Permanece sin embargo este término “pena” él mismo connota la intención de infligir un sufrimiento y constituye un vestigio de la vieja filosofía penal. Habrá que encontrarle un sustituto terminológico congruente con la intención de rehabilitación y reinserción social que caracterizarán ahora en adelante el estatuto y las actividades imperativas o facultativas asignadas por las sociedades civilizadas a sus delincuentes.

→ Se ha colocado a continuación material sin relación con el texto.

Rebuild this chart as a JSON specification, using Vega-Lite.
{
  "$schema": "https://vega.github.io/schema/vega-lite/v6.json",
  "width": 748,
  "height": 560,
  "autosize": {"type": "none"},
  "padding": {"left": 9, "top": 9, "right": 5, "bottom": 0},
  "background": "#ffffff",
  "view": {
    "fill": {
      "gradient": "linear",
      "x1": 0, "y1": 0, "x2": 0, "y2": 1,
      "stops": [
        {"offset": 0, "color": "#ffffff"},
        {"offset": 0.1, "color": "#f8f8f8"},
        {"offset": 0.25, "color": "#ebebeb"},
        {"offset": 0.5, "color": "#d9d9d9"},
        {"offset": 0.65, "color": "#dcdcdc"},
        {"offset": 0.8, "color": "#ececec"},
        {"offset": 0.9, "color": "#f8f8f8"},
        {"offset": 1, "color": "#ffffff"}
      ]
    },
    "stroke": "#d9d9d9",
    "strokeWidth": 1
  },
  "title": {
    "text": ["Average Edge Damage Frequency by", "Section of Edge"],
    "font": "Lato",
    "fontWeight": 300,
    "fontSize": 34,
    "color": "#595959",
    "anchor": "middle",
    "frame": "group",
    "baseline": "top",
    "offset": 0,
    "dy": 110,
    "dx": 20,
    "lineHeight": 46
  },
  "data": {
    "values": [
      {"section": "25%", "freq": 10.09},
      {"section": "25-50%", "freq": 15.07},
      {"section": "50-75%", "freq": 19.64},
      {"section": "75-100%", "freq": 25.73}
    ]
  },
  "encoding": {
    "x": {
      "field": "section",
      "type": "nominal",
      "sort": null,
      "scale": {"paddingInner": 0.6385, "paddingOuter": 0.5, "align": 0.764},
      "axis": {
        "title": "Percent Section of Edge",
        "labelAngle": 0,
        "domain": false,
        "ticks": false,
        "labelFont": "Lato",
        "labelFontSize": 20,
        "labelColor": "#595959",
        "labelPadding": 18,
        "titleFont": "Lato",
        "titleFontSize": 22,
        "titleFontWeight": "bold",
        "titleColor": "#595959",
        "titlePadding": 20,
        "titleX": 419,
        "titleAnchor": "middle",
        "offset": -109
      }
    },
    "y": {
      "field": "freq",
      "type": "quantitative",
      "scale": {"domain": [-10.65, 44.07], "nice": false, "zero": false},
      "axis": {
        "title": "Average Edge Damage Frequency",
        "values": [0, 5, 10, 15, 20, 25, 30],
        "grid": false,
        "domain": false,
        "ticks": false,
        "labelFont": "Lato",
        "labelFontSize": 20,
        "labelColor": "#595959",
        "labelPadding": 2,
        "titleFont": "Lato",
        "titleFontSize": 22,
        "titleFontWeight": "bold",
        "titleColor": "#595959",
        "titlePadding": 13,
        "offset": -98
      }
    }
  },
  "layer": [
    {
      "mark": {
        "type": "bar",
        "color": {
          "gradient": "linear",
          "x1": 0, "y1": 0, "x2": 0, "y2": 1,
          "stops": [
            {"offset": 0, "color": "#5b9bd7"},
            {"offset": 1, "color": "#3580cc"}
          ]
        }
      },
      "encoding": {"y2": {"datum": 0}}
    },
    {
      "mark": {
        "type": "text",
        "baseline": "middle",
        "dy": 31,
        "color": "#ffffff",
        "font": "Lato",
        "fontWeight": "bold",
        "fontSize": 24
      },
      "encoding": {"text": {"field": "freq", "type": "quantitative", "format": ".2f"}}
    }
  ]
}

Hasta ahora, la pena de muerte sigue siendo el ataque más importante a la integridad física de las personas. Es una negación del primer derecho de toda persona humana: el derecho a la vida. Contrariamente al asesinato cometido por un individuo o un grupo particular, sujeto a motivaciones baratas o a desordenes psicopáticos, la ejecución capital consiste en decidir fríamente, colectiva y serenamente la muerte de una persona humana. Al recurrir a esta práctica, una sociedad indica deliberadamente su creencia que matar puede ser la “solución” a cualquier problema de vida en sociedad. Consagra la idea que se pueda matar en cuanto se tiene “buenas razones”. Sólo queda a los criminales potenciales encontrar sus propias “buenas razones” para pasar a los actos más odiosos.

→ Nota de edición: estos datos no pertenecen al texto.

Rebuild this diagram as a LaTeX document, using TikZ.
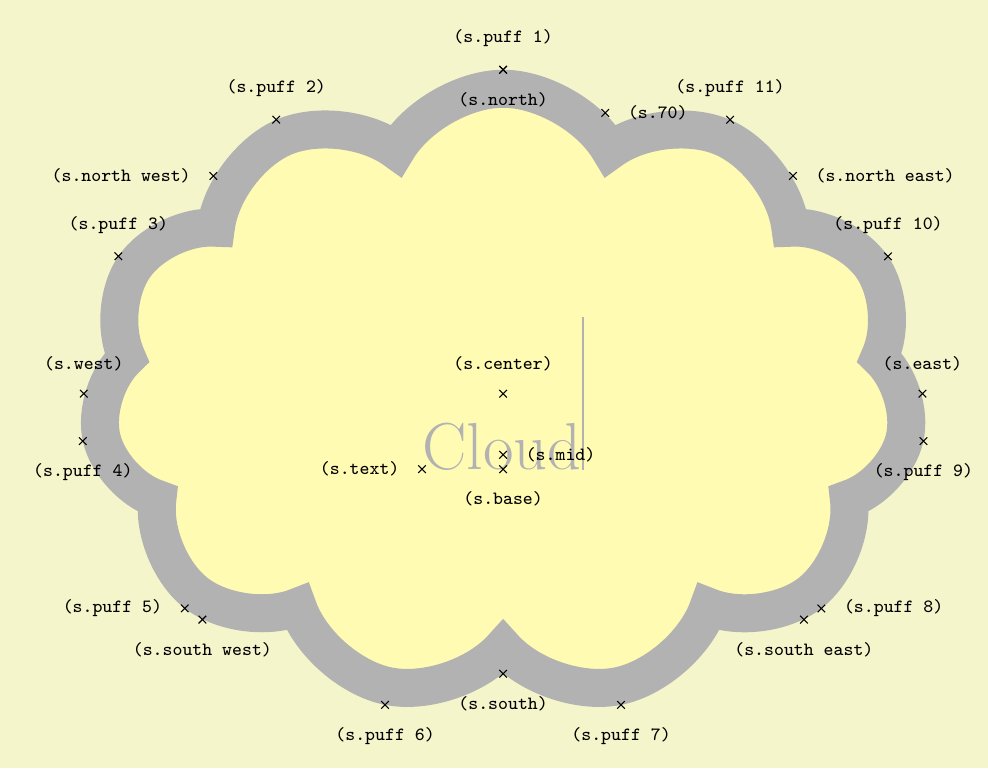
\documentclass[tikz,border=0pt]{standalone}
\usetikzlibrary{shapes.symbols}
\definecolor{graphicbackground}{rgb}{0.96,0.96,0.8}
\tikzset{
  shape example/.style={color=black!30,draw,fill=yellow!30,line width=.5cm,
    inner xsep=2.47cm,inner ysep=0.5cm}
}
\begin{document}
\Huge
\begin{tikzpicture}
  % background
  \fill[graphicbackground] (-6.62,-4.93) rectangle (6.38,5.18);
  \useasboundingbox (-6.62,-4.93) rectangle (6.38,5.18);

  % cloud
  \node[name=s,shape=cloud,style=shape example,cloud puffs=11,aspect=1.5,
    cloud puff arc=120,inner ysep=1.18cm] {Cloud\vrule width 1pt height 2cm};

  % anchors
  \foreach \anchor/\placement in
    {puff 1/above, puff 2/above, puff 3/above, puff 4/below,
     puff 5/left, puff 6/below, puff 7/below, puff 8/right,
     puff 9/below, puff 10/above, puff 11/above, 70/right,
     center/above, base/below, mid/right, text/left,
     north/below, south/below, east/above, west/above,
     north west/left, north east/right, south west/below, south east/below}
    \draw[shift=(s.\anchor)] plot[mark=x] coordinates{(0,0)}
      node[\placement] {\scriptsize\texttt{(s.\anchor)}};
\end{tikzpicture}
\end{document}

Es por eso que la abolición de la pena de muerte no permite solamente evitar todo riesgo de error judicial con la consecuencia irremediable que es la ejecución capital. Permite no solamente terminar con el calvario de los pasillos de la muerte y con los riesgos de la discriminación de hecho ante la muerte, a causa de la pobreza, del origen étnico, de la raza u otro, pudiendo siempre sesgar y tachar los juicios y las concesiones de gracia. La abolición de la pena de muerte tiene por virtud que la sociedad ponga a sus criminales probados o potenciales ante un modelo de civilidad, retención y respeto de la vida humana a vocación altamente educativa, disuasiva y rehabilitante. La lucha contra el crimen, incluso el más odioso, al recurrir a la pena de muerte cuenta sobre lo que hay de más repelente y más frágil en la sociedad humana: la violencia sanguinaria y su corolario, el miedo absoluto. La protección de la vida y la integridad física de toda persona humana, fuese criminal o no, cuenta sobre lo más noble en esta misma sociedad: el respeto del otro y la esperanza. Un criminal ejecutado es rápidamente olvidado y ya no tiene más problemas; incluso el de meditar su acto criminal. Un criminal en vida puede enviar a todo criminal potencial un mensaje de arrepentimiento, de rejuvenecimiento moral y reconciliación con el orden social y jurídico.

La abolición de la pena de muerte se inscribe en armonía con la tendencia histórica universal al respeto de la inviolabilidad de la integridad física de la persona humana en toda circunstancia. A menos que haya una grave recaída global en la vieja crueldad penal, las distintas sociedades, cada una según su ritmo, no podrán sino suscribir a esta abolición. Es un asunto de tiempo, pero también de toma de responsabilidad intelectual y de pedagogía social de las élites y masas portadoras de progreso de la civilización.